Large-scale Unmanned Aerial Vehicle (UAV) failures can split an unmanned aerial vehicle swarm network into disconnected sub-networks, making decentralized recovery both urgent and difficult. Centralized recovery methods depend on global topology information and become communication-heavy after severe fragmentation. Decentralized heuristics and multi-agent reinforcement learning methods are easier to deploy, but their performance often degrades when the swarm scale and damage severity vary. We present Physics-informed Graph Adversarial Imitation Learning algorithm (PhyGAIL) that adopts centralized training with decentralized execution. PhyGAIL builds bounded local interaction graphs from heterogeneous observations, and uses physics-informed graph neural network to encode directional local interactions as gated message passing with explicit attraction and repulsion.
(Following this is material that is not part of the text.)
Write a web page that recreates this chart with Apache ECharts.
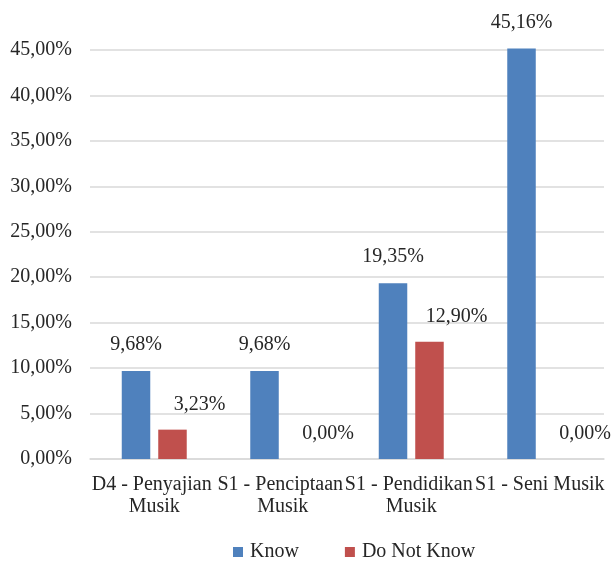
<!DOCTYPE html>
<html>
<head>
<meta charset="utf-8">
<script src="https://cdn.jsdelivr.net/npm/echarts@6/dist/echarts.min.js"></script>
<style>html,body{margin:0;padding:0;background:#fff}#c{width:613px;height:564px}</style>
</head>
<body>
<div id="c"></div>
<script>
const categories = ["D4 - Penyajian Musik", "S1 - Penciptaan Musik", "S1 - Pendidikan Musik", "S1 - Seni Musik"];
const knowValues = [9.68, 9.68, 19.35, 45.16];
const doNotKnowValues = [3.23, 0.00, 12.90, 0.00];
const seriesNames = ["Know", "Do Not Know"];
const yTicks = [0, 5, 10, 15, 20, 25, 30, 35, 40, 45];

const FONT = '"Liberation Serif", "DejaVu Serif", serif';
const fmt = v => v.toFixed(2).replace('.', ',') + '%';

const chart = echarts.init(document.getElementById('c'), null, {renderer: 'canvas'});
chart.setOption({
  animation: false,
  backgroundColor: '#ffffff',
  textStyle: {fontFamily: FONT, color: '#262626'},
  grid: {left: 90, right: 9, top: 50, bottom: 105, containLabel: false},
  legend: {
    data: seriesNames,
    left: 228,
    top: 540,
    padding: [2, 5, 2, 5],
    icon: 'rect',
    itemWidth: 10,
    itemHeight: 10,
    itemGap: 46,
    textStyle: {fontFamily: FONT, fontSize: 20, color: '#262626', padding: [0, 0, 0, 2]}
  },
  xAxis: {
    type: 'category',
    data: categories,
    axisTick: {show: false},
    axisLine: {lineStyle: {color: '#D9D9D9', width: 1.5}},
    axisLabel: {
      interval: 0,
      fontFamily: FONT,
      fontSize: 20,
      color: '#262626',
      lineHeight: 22,
      margin: 15,
      width: 140,
      overflow: 'break'
    }
  },
  yAxis: {
    type: 'value',
    min: yTicks[0],
    max: yTicks[yTicks.length - 1],
    interval: 5,
    axisLine: {show: false},
    axisTick: {show: false},
    splitLine: {lineStyle: {color: '#D9D9D9', width: 1.5}},
    axisLabel: {
      fontFamily: FONT,
      fontSize: 20,
      color: '#262626',
      margin: 18,
      formatter: v => fmt(v)
    }
  },
  series: [
    {
      name: seriesNames[0],
      type: 'bar',
      data: knowValues,
      barWidth: 28.5,
      barGap: '28%',
      clip: false,
      itemStyle: {color: '#4F81BD'},
      label: {
        show: true,
        position: 'top',
        distance: 16,
        fontFamily: FONT,
        fontSize: 20,
        color: '#262626',
        formatter: p => fmt(p.value)
      }
    },
    {
      name: seriesNames[1],
      type: 'bar',
      data: doNotKnowValues,
      barWidth: 28.5,
      barGap: '28%',
      clip: false,
      itemStyle: {color: '#C0504D'},
      label: {
        show: true,
        position: 'top',
        distance: 15,
        offset: [27, 0],
        fontFamily: FONT,
        fontSize: 20,
        color: '#262626',
        formatter: p => fmt(p.value)
      }
    }
  ]
});
</script>
</body>
</html>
This gives the policy a physically grounded coordination bias while keeping local observations scale-invariant. It also uses scenario-adaptive imitation learning to improve training under fragmented topologies and variable-length recovery episodes. Our analysis establishes bounded local graph amplification, bounded interaction dynamics, and controlled variance of the terminal success signal. A policy trained on 20-UAV swarms transfers directly to swarms of up to 500 UAVs without fine-tuning, and achieves better performance across reconnection reliability, recovery speed, motion safety, and runtime efficiency than representative baselines.